I Corinthians 15:56:
The sting of death is sin; and the strength of sin is the law.
Galatians 2:16:
Knowing that a man is not justified by the works of the law, but by the faith of Jesus Christ, even we have believed in Jesus Christ, that we might be justified by the faith of Christ, and not by the works of the law: for by the works of the law shall no flesh be justified.
Galatians 2:19:
For I through the law am dead to the law, that I might live unto God.
Galatians 2:21:
I do not frustrate the grace of God: for if righteousness come by the law, then Christ is dead in vain.
I Timothy 1:8:
But we know that the law is good, if a man use it lawfully;
I Timothy 1:9:
Knowing this, that the law is not made for a righteous man, but for the lawless and disobedient, for the ungodly and for sinners, for unholy and profane, for murderers of fathers and murderers of mothers, for manslayers,
Titus 3:9:
But avoid foolish questions, and genealogies, and contentions, and strivings about the law; for they are unprofitable and vain.
Hebrews 7:19:
For the law made nothing perfect, but the bringing in of a better hope did; by the which we draw nigh unto God.
I John 3:4:
Whosoever committeth sin transgresseth also the law: for sin is the transgression of the law.
James 4:11:
Speak not evil one of another, brethren.

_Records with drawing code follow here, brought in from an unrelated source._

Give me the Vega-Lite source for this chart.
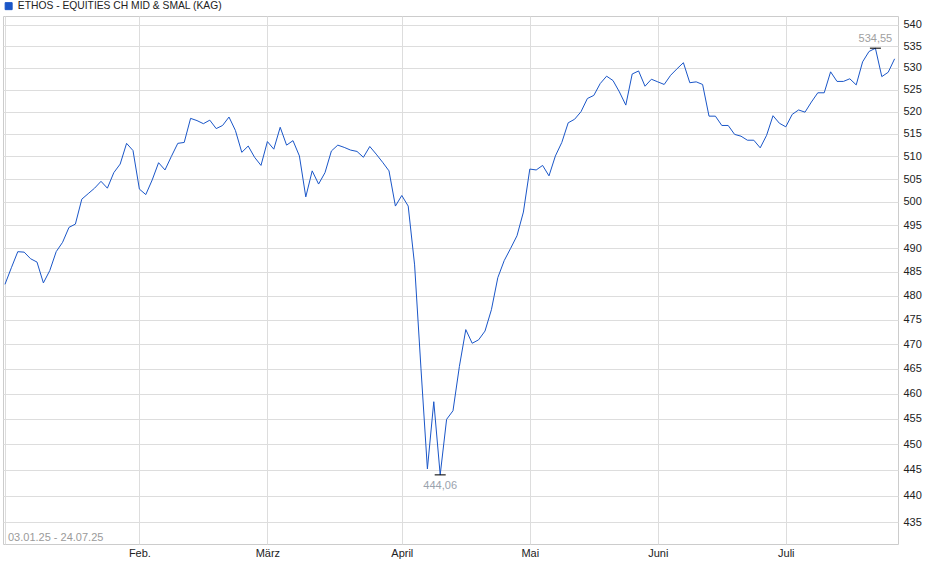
{
  "$schema": "https://vega.github.io/schema/vega-lite/v6.json",
  "autosize": {"type": "none"},
  "width": 895,
  "height": 528,
  "padding": {"left": 3, "top": 16, "right": 42, "bottom": 35},
  "background": "#ffffff",
  "config": {
    "font": "Liberation Sans",
    "view": {"stroke": "#cccccc", "strokeWidth": 1},
    "axis": {"gridColor": "#dddddd", "gridWidth": 1, "domain": false, "ticks": false, "labelFont": "Liberation Sans", "labelFontSize": 11, "labelColor": "#222222"}
  },
  "datasets": {
    "series": [
      {"i":0,"v":482.4},{"i":1,"v":485.9},{"i":2,"v":489.3},{"i":3,"v":489.2},{"i":4,"v":487.8},
      {"i":5,"v":487.1},{"i":6,"v":482.7},{"i":7,"v":485.3},{"i":8,"v":489.3},{"i":9,"v":491.3},
      {"i":10,"v":494.5},{"i":11,"v":495.2},{"i":12,"v":500.6},{"i":13,"v":501.8},{"i":14,"v":503.0},
      {"i":15,"v":504.5},{"i":16,"v":503.0},{"i":17,"v":506.4},{"i":18,"v":508.3},{"i":19,"v":512.9},
      {"i":20,"v":511.3},{"i":21,"v":502.8},{"i":22,"v":501.6},{"i":23,"v":504.8},{"i":24,"v":508.6},
      {"i":25,"v":507.0},{"i":26,"v":510.0},{"i":27,"v":512.9},{"i":28,"v":513.1},{"i":29,"v":518.5},
      {"i":30,"v":518.0},{"i":31,"v":517.3},{"i":32,"v":518.1},{"i":33,"v":516.2},{"i":34,"v":516.9},
      {"i":35,"v":518.8},{"i":36,"v":515.8},{"i":37,"v":510.9},{"i":38,"v":512.3},{"i":39,"v":509.8},
      {"i":40,"v":508.0},{"i":41,"v":513.3},{"i":42,"v":511.6},{"i":43,"v":516.5},{"i":44,"v":512.5},
      {"i":45,"v":513.5},{"i":46,"v":510.1},{"i":47,"v":501.1},{"i":48,"v":506.8},{"i":49,"v":503.9},
      {"i":50,"v":506.4},{"i":51,"v":511.2},{"i":52,"v":512.5},{"i":53,"v":512.0},{"i":54,"v":511.4},
      {"i":55,"v":511.1},{"i":56,"v":509.8},{"i":57,"v":512.2},{"i":58,"v":510.5},{"i":59,"v":508.7},
      {"i":60,"v":506.8},{"i":61,"v":499.1},{"i":62,"v":501.4},{"i":63,"v":499.1},{"i":64,"v":486.5},
      {"i":65,"v":465.0},{"i":66,"v":445.2},{"i":67,"v":458.4},{"i":68,"v":444.06},{"i":69,"v":454.9},
      {"i":70,"v":456.6},{"i":71,"v":465.5},{"i":72,"v":473.0},{"i":73,"v":470.2},{"i":74,"v":470.9},
      {"i":75,"v":472.7},{"i":76,"v":477.1},{"i":77,"v":483.8},{"i":78,"v":487.4},{"i":79,"v":490.0},
      {"i":80,"v":492.7},{"i":81,"v":497.8},{"i":82,"v":507.2},{"i":83,"v":507.0},{"i":84,"v":508.0},
      {"i":85,"v":505.7},{"i":86,"v":510.1},{"i":87,"v":513.1},{"i":88,"v":517.5},{"i":89,"v":518.3},
      {"i":90,"v":520.0},{"i":91,"v":523.0},{"i":92,"v":523.7},{"i":93,"v":526.4},{"i":94,"v":528.1},
      {"i":95,"v":527.1},{"i":96,"v":524.5},{"i":97,"v":521.5},{"i":98,"v":528.6},{"i":99,"v":529.3},
      {"i":100,"v":525.8},{"i":101,"v":527.4},{"i":102,"v":526.8},{"i":103,"v":526.2},{"i":104,"v":528.3},
      {"i":105,"v":529.8},{"i":106,"v":531.2},{"i":107,"v":526.6},{"i":108,"v":526.8},{"i":109,"v":526.2},
      {"i":110,"v":519.0},{"i":111,"v":519.0},{"i":112,"v":516.9},{"i":113,"v":516.9},{"i":114,"v":514.9},
      {"i":115,"v":514.5},{"i":116,"v":513.6},{"i":117,"v":513.6},{"i":118,"v":511.9},{"i":119,"v":514.7},
      {"i":120,"v":519.1},{"i":121,"v":517.4},{"i":122,"v":516.6},{"i":123,"v":519.4},{"i":124,"v":520.4},
      {"i":125,"v":519.9},{"i":126,"v":522.2},{"i":127,"v":524.3},{"i":128,"v":524.3},{"i":129,"v":529.1},
      {"i":130,"v":526.9},{"i":131,"v":526.9},{"i":132,"v":527.5},{"i":133,"v":526.1},{"i":134,"v":531.4},
      {"i":135,"v":533.8},{"i":136,"v":534.55},{"i":137,"v":528.0},{"i":138,"v":529.0},{"i":139,"v":532.1}
    ],
    "extremes": [
      {"i":136,"v":534.55,"kind":"max","label":"534,55"},
      {"i":68,"v":444.06,"kind":"min","label":"444,06"}
    ]
  },
  "layer": [
    {
      "data": {"name": "series"},
      "mark": {"type": "line", "strokeWidth": 1, "interpolate": "linear"},
      "encoding": {
        "x": {
          "field": "i", "type": "quantitative",
          "scale": {"domain": [-0.31, 139.53], "nice": false, "zero": false},
          "axis": {
            "title": null, "orient": "bottom", "grid": true,
            "values": [0, 21, 41, 62, 82, 102, 122],
            "labelPadding": 3, "labelBaseline": "top",
            "labelExpr": "datum.value == 21 ? 'Feb.' : datum.value == 41 ? 'März' : datum.value == 62 ? 'April' : datum.value == 82 ? 'Mai' : datum.value == 102 ? 'Juni' : datum.value == 122 ? 'Juli' : ''"
          }
        },
        "y": {
          "field": "v", "type": "quantitative",
          "scale": {"type": "log", "domain": [430.9, 542.1], "nice": false, "zero": false},
          "axis": {
            "title": null, "orient": "right", "grid": true,
            "values": [435,440,445,450,455,460,465,470,475,480,485,490,495,500,505,510,515,520,525,530,535,540],
            "labelPadding": 5, "labelAlign": "left"
          }
        },
        "color": {
          "datum": "ETHOS - EQUITIES CH MID & SMAL (KAG)",
          "type": "nominal",
          "scale": {"range": ["#1a56c8"]},
          "legend": {
            "title": null, "orient": "none", "legendX": 0.5, "legendY": -15,
            "symbolType": "square", "symbolSize": 49,
            "symbolFillColor": "#1a56c8", "symbolStrokeColor": "#1c3c7c", "symbolStrokeWidth": 1,
            "labelFont": "Liberation Sans", "labelFontSize": 10.3, "labelColor": "#222222",
            "labelOffset": 4, "labelLimit": 0, "padding": 0
          }
        }
      }
    },
    {
      "data": {"name": "extremes"},
      "mark": {"type": "tick", "orient": "horizontal", "size": 11, "thickness": 1.5, "color": "#000000"},
      "encoding": {
        "x": {"field": "i", "type": "quantitative"},
        "y": {"field": "v", "type": "quantitative"}
      }
    },
    {
      "data": {"name": "extremes"},
      "transform": [{"filter": "datum.kind == 'max'"}],
      "mark": {"type": "text", "align": "center", "baseline": "bottom", "dy": -4, "fontSize": 11, "color": "#a0a0a0", "font": "Liberation Sans"},
      "encoding": {
        "x": {"field": "i", "type": "quantitative"},
        "y": {"field": "v", "type": "quantitative"},
        "text": {"field": "label"}
      }
    },
    {
      "data": {"name": "extremes"},
      "transform": [{"filter": "datum.kind == 'min'"}],
      "mark": {"type": "text", "align": "center", "baseline": "top", "dy": 5, "fontSize": 11, "color": "#9aa2ad", "font": "Liberation Sans"},
      "encoding": {
        "x": {"field": "i", "type": "quantitative"},
        "y": {"field": "v", "type": "quantitative"},
        "text": {"field": "label"}
      }
    },
    {
      "data": {"values": [{"text": "03.01.25 - 24.07.25"}]},
      "mark": {"type": "text", "align": "left", "baseline": "bottom", "dx": 3, "dy": -1, "fontSize": 11, "color": "#9a9a9a", "font": "Liberation Sans"},
      "encoding": {
        "x": {"datum": 0, "type": "quantitative"},
        "y": {"datum": 430.9, "type": "quantitative"},
        "text": {"field": "text"}
      }
    }
  ]
}
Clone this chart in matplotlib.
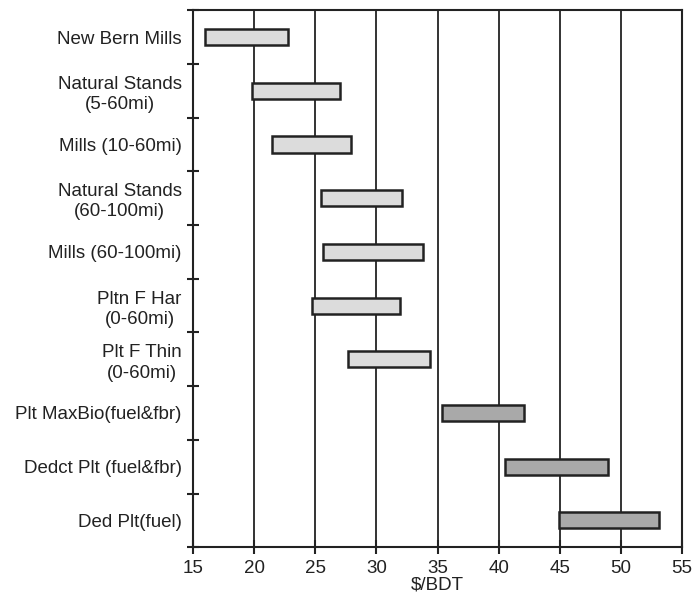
import matplotlib
matplotlib.use("Agg")
import matplotlib.pyplot as plt
import numpy as np

plt.rcParams["font.family"] = ["Liberation Sans", "DejaVu Sans"]

categories = ["New Bern Mills", "Natural Stands\n(5-60mi)", "Mills (10-60mi)",
              "Natural Stands\n(60-100mi)", "Mills (60-100mi)", "Pltn F Har\n(0-60mi)",
              "Plt F Thin\n(0-60mi)", "Plt MaxBio(fuel&fbr)", "Dedct Plt (fuel&fbr)",
              "Ded Plt(fuel)"]
low = [16.0, 19.8, 21.5, 25.5, 25.6, 24.7, 27.7, 35.4, 40.5, 44.9]
high = [22.8, 27.0, 27.9, 32.1, 33.8, 31.9, 34.4, 42.1, 48.9, 53.1]
dark = [False] * 7 + [True] * 3

fig = plt.figure(figsize=(6.94, 6.02), dpi=100)
ax = fig.add_axes([0.278, 0.091, 0.705, 0.892])

y = np.arange(len(categories))
widths = np.array(high) - np.array(low)
colors = ["#a9a9a9" if d else "#dcdcdc" for d in dark]
ax.barh(y, widths, left=low, height=0.3, color=colors, edgecolor="#222222",
        linewidth=1.8, zorder=3)

ax.set_xlim(15, 55)
ax.set_ylim(len(categories) - 0.5, -0.5)
ax.set_xticks(range(15, 56, 5))
ax.set_yticks(y)
ax.set_yticklabels(categories, fontsize=13.5, ha="right", multialignment="center",
                   linespacing=1.25, color="#222222")
ax.set_yticks(np.arange(-0.5, len(categories), 1), minor=True)
ax.tick_params(axis="y", which="major", length=0, pad=8)
ax.tick_params(axis="y", which="minor", direction="inout", length=8, width=1.5, color="#222222")
ax.tick_params(axis="x", direction="inout", length=10, width=1.5, color="#222222",
               labelsize=13.5, labelcolor="#222222", pad=4)

for xv in range(20, 55, 5):
    ax.axvline(xv, color="#333333", linewidth=1.4, zorder=1)

for s in ax.spines.values():
    s.set_linewidth(1.5)
    s.set_color("#222222")

ax.set_xlabel("\\$/BDT", fontsize=13.5, color="#222222", labelpad=0)

fig.savefig("out.png", dpi=100)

He that speaketh evil of his brother, and judgeth his brother, speaketh evil of the law, and judgeth the law: but if thou judge the law, thou art not a doer of the law, but a judge.
Hebrews 8:7 For if that first covenant had been faultless, then should no place have been sought for the second. 8 For finding fault with them, he saith, Behold, the days come, saith the Lord, when I will make a new covenant with the house of Israel and with the house of Judah: 9 Not according to the covenant that I made with their fathers in the day when I took them by the hand to lead them out of the land of Egypt; because they continued not in my covenant, and I regarded them not, saith the Lord.
Hebrews 9:19
For when Moses had spoken every precept to all the people according to the law, he took the blood of calves and of goats, with water, and scarlet wool, and hyssop, and sprinkled both the book, and all the people, 20 Saying, This is the blood of the testament which God hath enjoined unto you. 21 Moreover he sprinkled with blood both the tabernacle, and all the vessels of the ministry. 22 And almost all things are by the law purged with blood; and without shedding of blood is no remission.
After waking up this morning and going over these notes I wrote last night, I believe that these are the small seeds of a much greater study which I would like to pursue. I'm going to categorize these notes into a collection called "The Lawless Christian".
My biblical study and research skills are very good, but I will probably be requesting help, and hoping for comment as I bring all of these thoughts into some semblance of order. It is my hope, and prayer that this study helps others in their search for understanding and faith.